◆ **Description of the task**
Leaving the pictures out, print the lines from the first line of the listing through the line containing "import plotly.graph_objects as go", exactly as they read, and no others.
* * * * * * * * *
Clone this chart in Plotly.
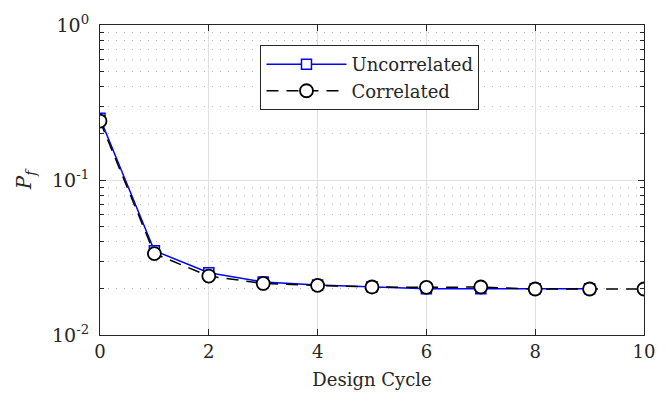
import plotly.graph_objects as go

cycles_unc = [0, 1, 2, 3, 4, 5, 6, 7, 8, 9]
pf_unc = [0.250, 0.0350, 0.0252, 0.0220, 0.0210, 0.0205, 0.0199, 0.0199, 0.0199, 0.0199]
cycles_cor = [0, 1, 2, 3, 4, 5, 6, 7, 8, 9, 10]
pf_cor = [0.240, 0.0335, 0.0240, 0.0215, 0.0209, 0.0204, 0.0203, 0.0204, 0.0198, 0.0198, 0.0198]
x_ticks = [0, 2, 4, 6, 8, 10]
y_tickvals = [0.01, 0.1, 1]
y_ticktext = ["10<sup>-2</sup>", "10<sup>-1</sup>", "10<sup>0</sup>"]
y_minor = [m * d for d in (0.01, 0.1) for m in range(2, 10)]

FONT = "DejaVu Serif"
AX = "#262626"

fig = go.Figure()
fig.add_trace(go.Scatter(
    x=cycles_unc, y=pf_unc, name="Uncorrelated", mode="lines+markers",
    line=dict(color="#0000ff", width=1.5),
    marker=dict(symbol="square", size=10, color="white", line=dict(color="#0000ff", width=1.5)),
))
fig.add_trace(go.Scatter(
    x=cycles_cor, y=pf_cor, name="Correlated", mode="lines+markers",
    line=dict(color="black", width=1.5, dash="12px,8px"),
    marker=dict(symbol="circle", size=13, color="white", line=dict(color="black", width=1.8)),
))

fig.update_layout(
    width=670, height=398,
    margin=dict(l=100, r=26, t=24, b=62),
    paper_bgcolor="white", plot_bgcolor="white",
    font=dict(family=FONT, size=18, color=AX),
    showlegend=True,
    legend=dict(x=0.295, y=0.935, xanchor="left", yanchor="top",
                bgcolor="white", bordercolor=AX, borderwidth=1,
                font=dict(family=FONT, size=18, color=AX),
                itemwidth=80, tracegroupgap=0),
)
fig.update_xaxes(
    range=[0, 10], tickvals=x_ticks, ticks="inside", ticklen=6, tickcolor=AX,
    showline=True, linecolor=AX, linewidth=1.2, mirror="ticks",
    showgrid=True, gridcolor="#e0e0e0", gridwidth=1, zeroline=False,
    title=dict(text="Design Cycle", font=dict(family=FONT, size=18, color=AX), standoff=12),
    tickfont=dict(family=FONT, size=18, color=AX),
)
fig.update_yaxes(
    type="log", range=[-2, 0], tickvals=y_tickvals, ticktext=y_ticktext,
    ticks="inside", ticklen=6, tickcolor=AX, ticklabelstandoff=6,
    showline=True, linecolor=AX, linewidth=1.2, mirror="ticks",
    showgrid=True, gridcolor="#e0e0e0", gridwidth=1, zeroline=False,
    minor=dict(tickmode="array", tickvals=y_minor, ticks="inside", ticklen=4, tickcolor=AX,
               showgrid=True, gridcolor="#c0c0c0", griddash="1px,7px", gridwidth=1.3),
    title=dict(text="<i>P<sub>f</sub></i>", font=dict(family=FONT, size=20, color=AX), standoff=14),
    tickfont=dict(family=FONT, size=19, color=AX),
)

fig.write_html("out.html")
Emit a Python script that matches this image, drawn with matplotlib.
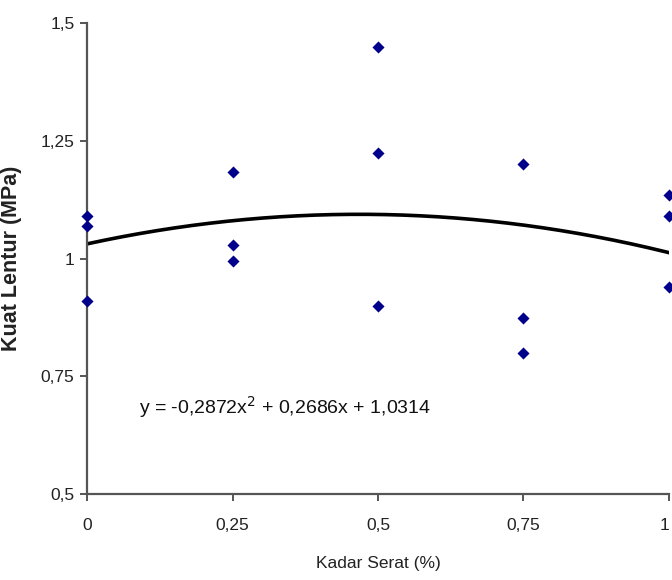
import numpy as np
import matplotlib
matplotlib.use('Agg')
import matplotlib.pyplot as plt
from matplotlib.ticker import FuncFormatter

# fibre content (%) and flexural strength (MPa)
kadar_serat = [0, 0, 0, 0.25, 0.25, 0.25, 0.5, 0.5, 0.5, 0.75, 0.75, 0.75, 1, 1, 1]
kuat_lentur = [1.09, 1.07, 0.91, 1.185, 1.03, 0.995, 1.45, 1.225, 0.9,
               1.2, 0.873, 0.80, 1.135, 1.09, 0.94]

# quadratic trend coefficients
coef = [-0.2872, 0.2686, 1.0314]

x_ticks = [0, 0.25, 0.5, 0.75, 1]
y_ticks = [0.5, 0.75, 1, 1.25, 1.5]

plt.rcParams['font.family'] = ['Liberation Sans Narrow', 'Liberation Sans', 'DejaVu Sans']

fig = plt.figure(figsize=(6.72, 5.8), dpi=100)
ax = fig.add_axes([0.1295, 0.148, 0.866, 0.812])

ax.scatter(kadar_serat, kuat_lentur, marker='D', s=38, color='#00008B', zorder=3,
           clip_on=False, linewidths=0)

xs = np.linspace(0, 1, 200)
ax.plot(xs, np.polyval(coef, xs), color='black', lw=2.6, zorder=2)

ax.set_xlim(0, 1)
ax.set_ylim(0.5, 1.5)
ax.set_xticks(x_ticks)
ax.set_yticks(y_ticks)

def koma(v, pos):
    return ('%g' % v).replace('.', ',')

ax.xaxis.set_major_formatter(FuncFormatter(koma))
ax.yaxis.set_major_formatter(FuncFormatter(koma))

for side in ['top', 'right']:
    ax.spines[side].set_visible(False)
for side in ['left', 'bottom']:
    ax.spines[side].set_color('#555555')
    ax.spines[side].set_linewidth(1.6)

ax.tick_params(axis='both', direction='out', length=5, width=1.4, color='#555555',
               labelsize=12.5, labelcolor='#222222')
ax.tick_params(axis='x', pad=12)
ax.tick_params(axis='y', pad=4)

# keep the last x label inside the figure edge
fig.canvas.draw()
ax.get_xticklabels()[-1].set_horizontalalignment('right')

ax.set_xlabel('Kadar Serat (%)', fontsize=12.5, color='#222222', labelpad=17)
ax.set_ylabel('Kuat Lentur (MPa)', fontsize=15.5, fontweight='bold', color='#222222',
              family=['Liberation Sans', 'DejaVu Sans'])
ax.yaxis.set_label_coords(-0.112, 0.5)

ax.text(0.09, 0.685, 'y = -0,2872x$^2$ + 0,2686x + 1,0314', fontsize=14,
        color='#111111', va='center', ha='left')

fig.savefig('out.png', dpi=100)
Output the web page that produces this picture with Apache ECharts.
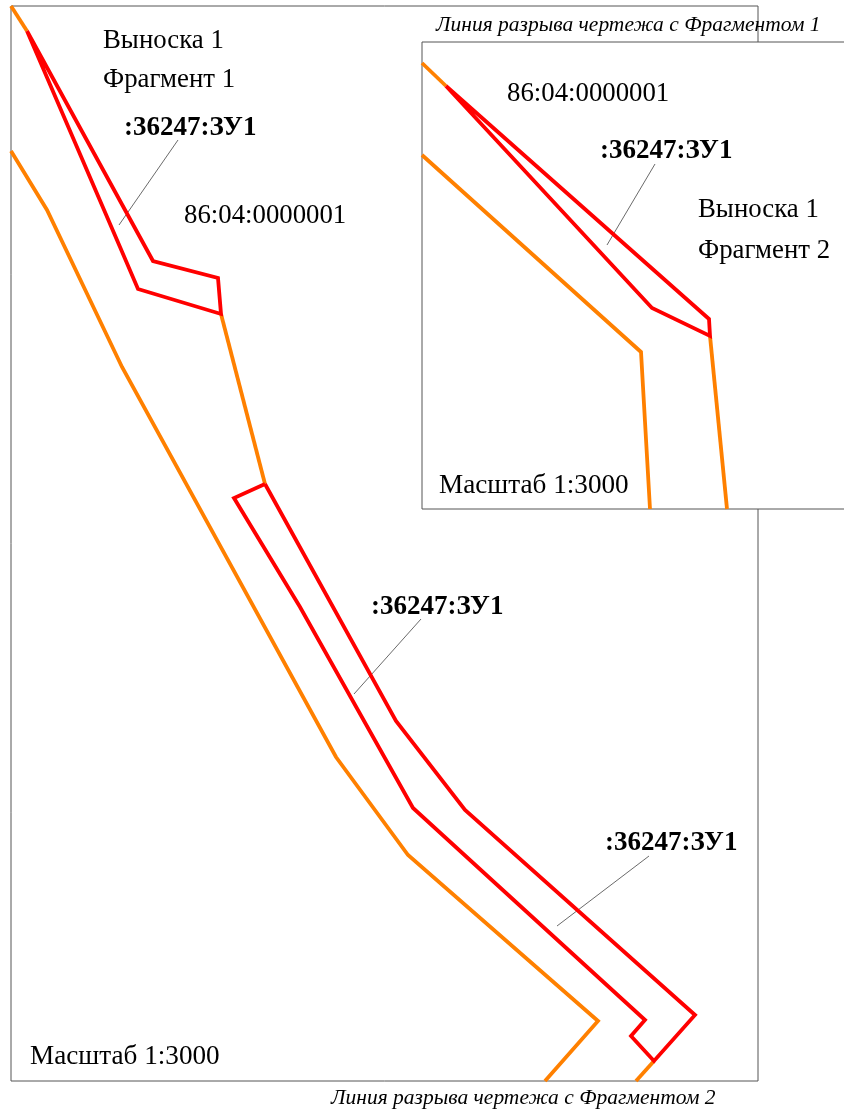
* * * * * * * * *
◆ **Output of the exercise**
Clone this chart in Plotly.
import plotly.graph_objects as go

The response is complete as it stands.